Protecting your brand before launch

What to secure, in what order, before you go public with your name.

The day you announce your brand is the day everyone else finds out your name. Some of them will try to grab what you haven't already secured. Here's the order in which to lock things down before you go public.

Before you tell anyone

1. Trademark application

File before you launch. Trademark rights in most countries run from the application date, not the grant date — which means filing now protects you from the day you apply, even if the registration takes 6–12 months to complete. In the UK, you can file with UKIPO for around £170 for one class. Do this before anything else, because once you're public, someone could see your brand and file before you do.

2. The .com domain

If it's available, register it the day you decide on the name. Domain registrations are public record. If someone sees your WHOIS and notices you just registered yourbrand.com, they might try to grab yourbrand.io, .co, or other variants. Register your primary TLD first, then check the others.
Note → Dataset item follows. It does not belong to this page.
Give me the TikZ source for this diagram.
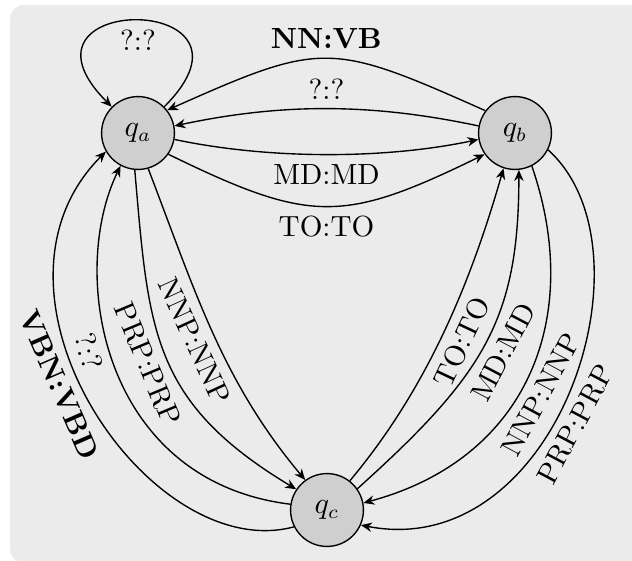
\documentclass[tikz,border=0pt]{standalone}
\usetikzlibrary{arrows.meta}
\definecolor{panel}{RGB}{235,235,235}
\definecolor{statefill}{RGB}{207,207,207}
\begin{document}
\begin{tikzpicture}[x=0.3636pt,y=0.3636pt,
  every node/.style={font=\fontsize{10.6pt}{12.7pt}\selectfont},
  stnode/.style={circle,draw,fill=statefill,line width=0.5pt,minimum size=26.5pt,inner sep=0pt},
  trans/.style={line width=0.5pt,-{Stealth[length=4pt,width=3.4pt,inset=1.3pt]}},
  lbl/.style={inner sep=3.3pt},
]
\useasboundingbox (0,0) rectangle (632,-560);
% grey panel behind the automaton
\fill[panel,rounded corners=5pt] (10,-5) rectangle (660,-563);

% states
\node[stnode] (qa) at (138,-133) {$q_a$};
\node[stnode] (qb) at (515,-133) {$q_b$};
\node[stnode] (qc) at (327,-510) {$q_c$};

% self loop on q_a
\draw[trans] (qa.45) .. controls +(45:163) and +(135:163) .. (qa.135)
  node[lbl,pos=0.5,below] {?:?};

% between q_a and q_b
\draw[trans] (qb.143) .. controls +(156:170) and +(24:170) .. (qa.38)
  node[lbl,pos=0.5,above] {\textbf{NN:VB}};
\draw[trans] (qb.169) .. controls +(168:110) and +(12:110) .. (qa.11)
  node[lbl,pos=0.5,above] {?:?};
\draw[trans] (qa.-10) .. controls +(-12:96) and +(192:96) .. (qb.190)
  node[lbl,pos=0.5,below] {MD:MD};
\draw[trans] (qa.-35) .. controls +(-26:158) and +(206:158) .. (qb.215)
  node[lbl,pos=0.5,below] {TO:TO};

% between q_a and q_c
\draw[trans] (qc.207) .. controls +(195:150) and +(225:200) .. (qa.210)
  node[lbl,pos=0.56,sloped,below] {\textbf{VBN:VBD}};
\draw[trans] (qc.171) .. controls +(173:190) and +(244:120) .. (qa.242)
  node[lbl,pos=0.55,sloped,below] {?:?};
\draw[trans] (qa.265) .. controls +(275:160) and +(149:170) .. (qc.146)
  node[lbl,pos=0.5,sloped,below] {PRP:PRP};
\draw[trans] (qa.286) .. controls +(291:130) and +(130:130) .. (qc.126)
  node[lbl,pos=0.5,sloped,below] {NNP:NNP};

% between q_c and q_b
\draw[trans] (qc.52) .. controls +(50:120) and +(254:120) .. (qb.252)
  node[lbl,pos=0.5,sloped,below] {TO:TO};
\draw[trans] (qc.35) .. controls +(42:170) and +(270:150) .. (qb.276)
  node[lbl,pos=0.5,sloped,below] {MD:MD};
\draw[trans] (qb.297) .. controls +(289:160) and +(15:170) .. (qc.11)
  node[lbl,pos=0.53,sloped,below] {NNP:NNP};
\draw[trans] (qb.333) .. controls +(318:150) and +(349:200) .. (qc.336)
  node[lbl,pos=0.55,sloped,below] {PRP:PRP};
\end{tikzpicture}
\end{document}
3. The handles you'll actually use

Grab your Instagram, X (Twitter), LinkedIn, and TikTok handles immediately — even if you don't plan to use them yet. Squatters run scripts that watch new domain registrations and try to grab matching social handles. Be faster than them.

4. Companies House (UK) / incorporation

If you're incorporating, do it early. The company name becomes part of the public record and gives you another layer of protection in your jurisdiction.

After you've secured the above

5. Secondary TLDs

Register the versions of your domain most likely to cause confusion if someone else has them — typically .co.uk if you're UK-based, and whatever the dominant TLD is in your primary market. Defensive registration costs a few pounds per year and is almost always worth it.

6. Set up monitoring

Use a watchlist service to alert you if similar names appear in trademark registers or if look-alike domains are registered. Early notice of an infringement is much easier (and cheaper) to deal with than discovering it twelve months later.